> [WHAT YOU SHOULD DO]: The material below should be written out in full and exactly; pictures stay out of the copy.
----
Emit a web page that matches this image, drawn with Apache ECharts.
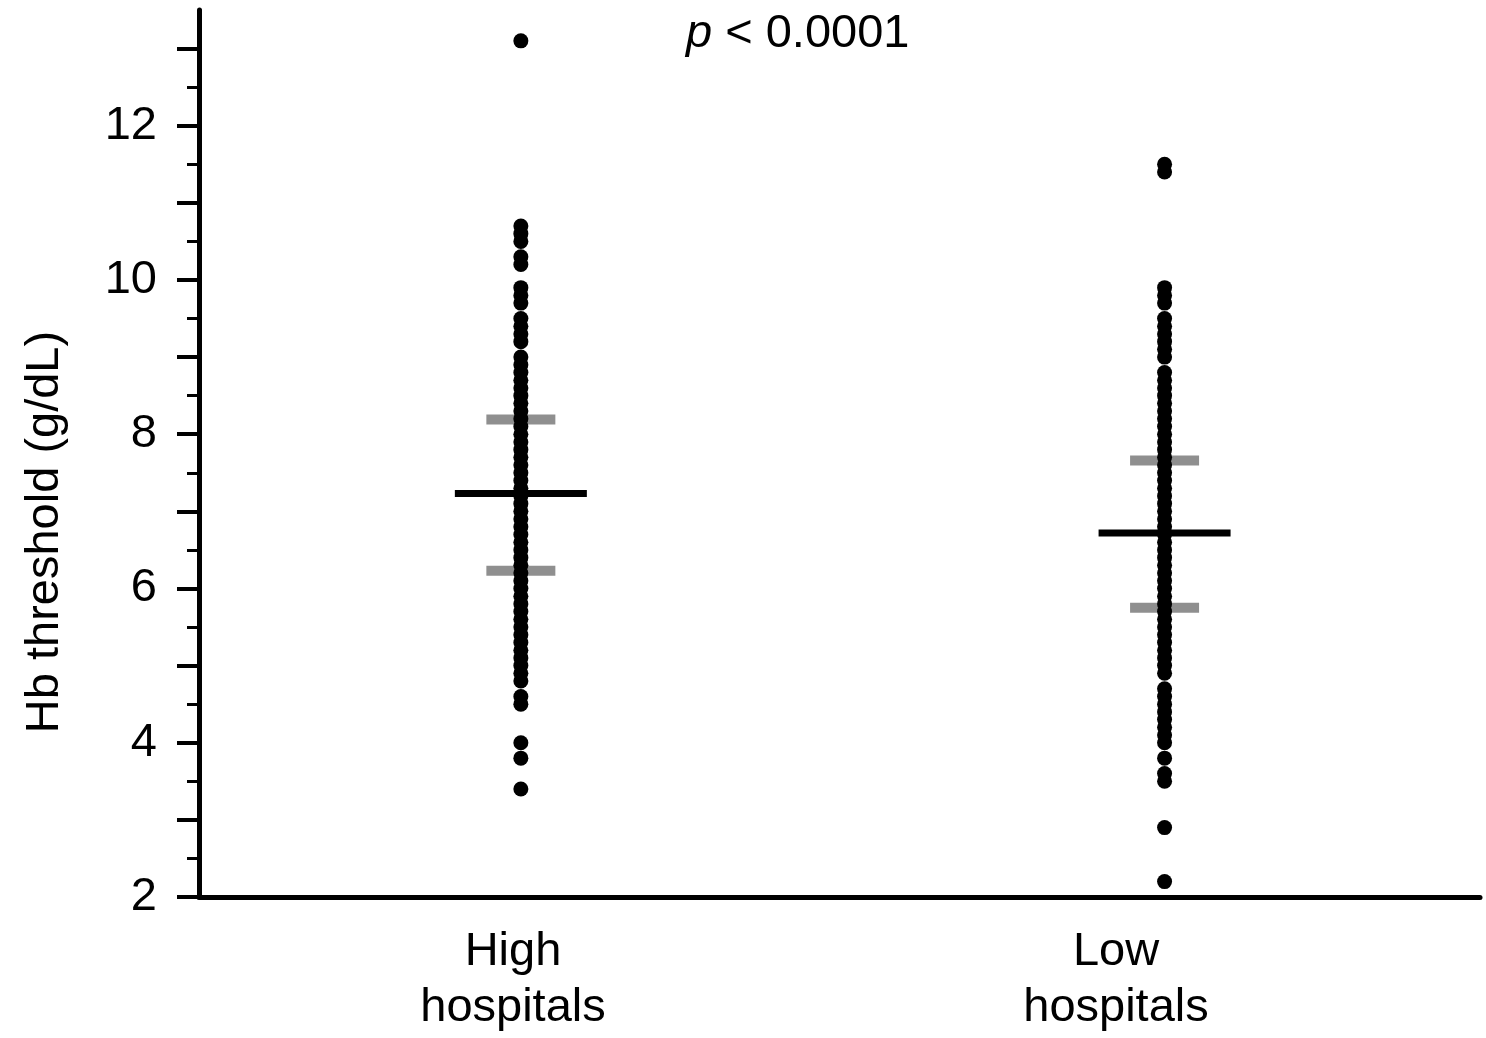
<!DOCTYPE html>
<html>
<head>
<meta charset="utf-8">
<script src="https://cdn.jsdelivr.net/npm/echarts@6/dist/echarts.min.js"></script>
<style>
html,body{margin:0;padding:0;background:#fff;}
#chart{width:1486px;height:1038px;}
</style>
</head>
<body>
<div id="chart"></div>
<script>
// ---- data ----
const categories = ['High\nhospitals', 'Low\nhospitals'];
const groupX = [1, 3];
const highValues = [13.1, 10.7, 10.6, 10.5, 10.3, 10.2, 9.9, 9.8, 9.7, 9.5, 9.4, 9.3, 9.2,
  9.0, 8.9, 8.8, 8.7, 8.6, 8.5, 8.4, 8.3, 8.2, 8.1, 8.0, 7.9, 7.8, 7.7, 7.6, 7.5, 7.4, 7.3, 7.2,
  7.1, 7.0, 6.9, 6.8, 6.7, 6.6, 6.5, 6.4, 6.3, 6.2, 6.1, 6.0, 5.9, 5.8, 5.7, 5.6, 5.5, 5.4, 5.3,
  5.2, 5.1, 5.0, 4.9, 4.8, 4.6, 4.5, 4.0, 3.8, 3.4];
const lowValues = [11.5, 11.4, 9.9, 9.8, 9.7, 9.5, 9.4, 9.3, 9.2, 9.1, 9.0,
  8.8, 8.7, 8.6, 8.5, 8.4, 8.3, 8.2, 8.1, 8.0, 7.9, 7.8, 7.7, 7.6, 7.5, 7.4, 7.3, 7.2, 7.1, 7.0,
  6.9, 6.8, 6.7, 6.6, 6.5, 6.4, 6.3, 6.2, 6.1, 6.0, 5.9, 5.8, 5.7, 5.6, 5.5, 5.4, 5.3, 5.2, 5.1,
  5.0, 4.9, 4.7, 4.6, 4.5, 4.4, 4.3, 4.2, 4.1, 4.0, 3.8, 3.6, 3.5, 2.9, 2.2];
const means = [7.23, 6.72];
const upperSD = [8.19, 7.66];
const lowerSD = [6.23, 5.75];
const yMajorTicks = [2, 3, 4, 5, 6, 7, 8, 9, 10, 11, 12, 13];
const yMinorTicks = [2.5, 3.5, 4.5, 5.5, 6.5, 7.5, 8.5, 9.5, 10.5, 11.5, 12.5];
const yTickLabels = [2, 4, 6, 8, 10, 12];
const yTitle = 'Hb threshold (g/dL)';
const pText = '{i|p} < 0.0001';

// ---- chart ----
const FONT = '"Liberation Sans", Arial, Helvetica, sans-serif';
const chart = echarts.init(document.getElementById('chart'), null, {renderer: 'canvas'});

const yBase = {
  type: 'value', min: 2, max: 13.5, interval: 1,
  splitLine: {show: false}
};

const option = {
  animation: false,
  backgroundColor: '#fff',
  grid: {left: 199, right: 6, top: 10, bottom: 141, containLabel: false},
  xAxis: {
    type: 'value', min: 0, max: 3.98,
    axisLine: {show: true, lineStyle: {color: '#000', width: 5}},
    axisTick: {show: false},
    axisLabel: {show: false},
    splitLine: {show: false}
  },
  yAxis: [
    Object.assign({}, yBase, {
      axisLine: {show: true, lineStyle: {color: '#000', width: 5}},
      axisTick: {show: true, length: 22, customValues: yMajorTicks, lineStyle: {color: '#000', width: 4}},
      axisLabel: {show: true, customValues: yTickLabels, margin: 42, color: '#000', fontSize: 47, fontFamily: FONT}
    }),
    Object.assign({}, yBase, {
      position: 'left',
      axisLine: {show: false},
      axisTick: {show: true, length: 12, customValues: yMinorTicks, lineStyle: {color: '#000', width: 3}},
      axisLabel: {show: false}
    })
  ],
  series: [
    {
      type: 'scatter', name: 'SD', z: 1,
      symbol: 'rect', symbolSize: [69, 10],
      itemStyle: {color: '#8f8f8f', opacity: 1},
      data: groupX.map((x, i) => [x, upperSD[i]]).concat(groupX.map((x, i) => [x, lowerSD[i]]))
    },
    {
      type: 'scatter', name: 'High', z: 2,
      symbol: 'circle', symbolSize: 15,
      itemStyle: {color: '#000', opacity: 1},
      data: highValues.map(v => [groupX[0], v])
    },
    {
      type: 'scatter', name: 'Low', z: 2,
      symbol: 'circle', symbolSize: 15,
      itemStyle: {color: '#000', opacity: 1},
      data: lowValues.map(v => [groupX[1], v])
    },
    {
      type: 'scatter', name: 'Mean', z: 3,
      symbol: 'rect', symbolSize: [132, 7],
      itemStyle: {color: '#000', opacity: 1},
      data: groupX.map((x, i) => [x, means[i]])
    }
  ],
  graphic: [
    {
      type: 'text', x: 45, y: 532, rotation: Math.PI / 2,
      style: {text: yTitle, fontSize: 47, fontFamily: FONT, fill: '#000', align: 'center', verticalAlign: 'middle'}
    },
    {
      type: 'text', x: 686, y: 34,
      style: {
        text: pText, fontSize: 47, fontFamily: FONT, fill: '#000', align: 'left', verticalAlign: 'middle',
        rich: {i: {fontStyle: 'italic', fontSize: 47, fontFamily: FONT, fill: '#000'}}
      }
    },
    {
      type: 'text', x: 513, y: 980,
      style: {text: categories[0], fontSize: 47, lineHeight: 56, fontFamily: FONT, fill: '#000', align: 'center', verticalAlign: 'middle'}
    },
    {
      type: 'text', x: 1116, y: 980,
      style: {text: categories[1], fontSize: 47, lineHeight: 56, fontFamily: FONT, fill: '#000', align: 'center', verticalAlign: 'middle'}
    }
  ]
};
chart.setOption(option);
</script>
</body>
</html>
----
> [SOLUTION TO THE EXERCISE]:
Emit a web page that matches this image, drawn with Apache ECharts.
<!DOCTYPE html>
<html>
<head>
<meta charset="utf-8">
<script src="https://cdn.jsdelivr.net/npm/echarts@6/dist/echarts.min.js"></script>
<style>
html,body{margin:0;padding:0;background:#fff;}
#chart{width:1486px;height:1038px;}
</style>
</head>
<body>
<div id="chart"></div>
<script>
// ---- data ----
const categories = ['High\nhospitals', 'Low\nhospitals'];
const groupX = [1, 3];
const highValues = [13.1, 10.7, 10.6, 10.5, 10.3, 10.2, 9.9, 9.8, 9.7, 9.5, 9.4, 9.3, 9.2,
  9.0, 8.9, 8.8, 8.7, 8.6, 8.5, 8.4, 8.3, 8.2, 8.1, 8.0, 7.9, 7.8, 7.7, 7.6, 7.5, 7.4, 7.3, 7.2,
  7.1, 7.0, 6.9, 6.8, 6.7, 6.6, 6.5, 6.4, 6.3, 6.2, 6.1, 6.0, 5.9, 5.8, 5.7, 5.6, 5.5, 5.4, 5.3,
  5.2, 5.1, 5.0, 4.9, 4.8, 4.6, 4.5, 4.0, 3.8, 3.4];
const lowValues = [11.5, 11.4, 9.9, 9.8, 9.7, 9.5, 9.4, 9.3, 9.2, 9.1, 9.0,
  8.8, 8.7, 8.6, 8.5, 8.4, 8.3, 8.2, 8.1, 8.0, 7.9, 7.8, 7.7, 7.6, 7.5, 7.4, 7.3, 7.2, 7.1, 7.0,
  6.9, 6.8, 6.7, 6.6, 6.5, 6.4, 6.3, 6.2, 6.1, 6.0, 5.9, 5.8, 5.7, 5.6, 5.5, 5.4, 5.3, 5.2, 5.1,
  5.0, 4.9, 4.7, 4.6, 4.5, 4.4, 4.3, 4.2, 4.1, 4.0, 3.8, 3.6, 3.5, 2.9, 2.2];
const means = [7.23, 6.72];
const upperSD = [8.19, 7.66];
const lowerSD = [6.23, 5.75];
const yMajorTicks = [2, 3, 4, 5, 6, 7, 8, 9, 10, 11, 12, 13];
const yMinorTicks = [2.5, 3.5, 4.5, 5.5, 6.5, 7.5, 8.5, 9.5, 10.5, 11.5, 12.5];
const yTickLabels = [2, 4, 6, 8, 10, 12];
const yTitle = 'Hb threshold (g/dL)';
const pText = '{i|p} < 0.0001';

// ---- chart ----
const FONT = '"Liberation Sans", Arial, Helvetica, sans-serif';
const chart = echarts.init(document.getElementById('chart'), null, {renderer: 'canvas'});

const yBase = {
  type: 'value', min: 2, max: 13.5, interval: 1,
  splitLine: {show: false}
};

const option = {
  animation: false,
  backgroundColor: '#fff',
  grid: {left: 199, right: 6, top: 10, bottom: 141, containLabel: false},
  xAxis: {
    type: 'value', min: 0, max: 3.98,
    axisLine: {show: true, lineStyle: {color: '#000', width: 5}},
    axisTick: {show: false},
    axisLabel: {show: false},
    splitLine: {show: false}
  },
  yAxis: [
    Object.assign({}, yBase, {
      axisLine: {show: true, lineStyle: {color: '#000', width: 5}},
      axisTick: {show: true, length: 22, customValues: yMajorTicks, lineStyle: {color: '#000', width: 4}},
      axisLabel: {show: true, customValues: yTickLabels, margin: 42, color: '#000', fontSize: 47, fontFamily: FONT}
    }),
    Object.assign({}, yBase, {
      position: 'left',
      axisLine: {show: false},
      axisTick: {show: true, length: 12, customValues: yMinorTicks, lineStyle: {color: '#000', width: 3}},
      axisLabel: {show: false}
    })
  ],
  series: [
    {
      type: 'scatter', name: 'SD', z: 1,
      symbol: 'rect', symbolSize: [69, 10],
      itemStyle: {color: '#8f8f8f', opacity: 1},
      data: groupX.map((x, i) => [x, upperSD[i]]).concat(groupX.map((x, i) => [x, lowerSD[i]]))
    },
    {
      type: 'scatter', name: 'High', z: 2,
      symbol: 'circle', symbolSize: 15,
      itemStyle: {color: '#000', opacity: 1},
      data: highValues.map(v => [groupX[0], v])
    },
    {
      type: 'scatter', name: 'Low', z: 2,
      symbol: 'circle', symbolSize: 15,
      itemStyle: {color: '#000', opacity: 1},
      data: lowValues.map(v => [groupX[1], v])
    },
    {
      type: 'scatter', name: 'Mean', z: 3,
      symbol: 'rect', symbolSize: [132, 7],
      itemStyle: {color: '#000', opacity: 1},
      data: groupX.map((x, i) => [x, means[i]])
    }
  ],
  graphic: [
    {
      type: 'text', x: 45, y: 532, rotation: Math.PI / 2,
      style: {text: yTitle, fontSize: 47, fontFamily: FONT, fill: '#000', align: 'center', verticalAlign: 'middle'}
    },
    {
      type: 'text', x: 686, y: 34,
      style: {
        text: pText, fontSize: 47, fontFamily: FONT, fill: '#000', align: 'left', verticalAlign: 'middle',
        rich: {i: {fontStyle: 'italic', fontSize: 47, fontFamily: FONT, fill: '#000'}}
      }
    },
    {
      type: 'text', x: 513, y: 980,
      style: {text: categories[0], fontSize: 47, lineHeight: 56, fontFamily: FONT, fill: '#000', align: 'center', verticalAlign: 'middle'}
    },
    {
      type: 'text', x: 1116, y: 980,
      style: {text: categories[1], fontSize: 47, lineHeight: 56, fontFamily: FONT, fill: '#000', align: 'center', verticalAlign: 'middle'}
    }
  ]
};
chart.setOption(option);
</script>
</body>
</html>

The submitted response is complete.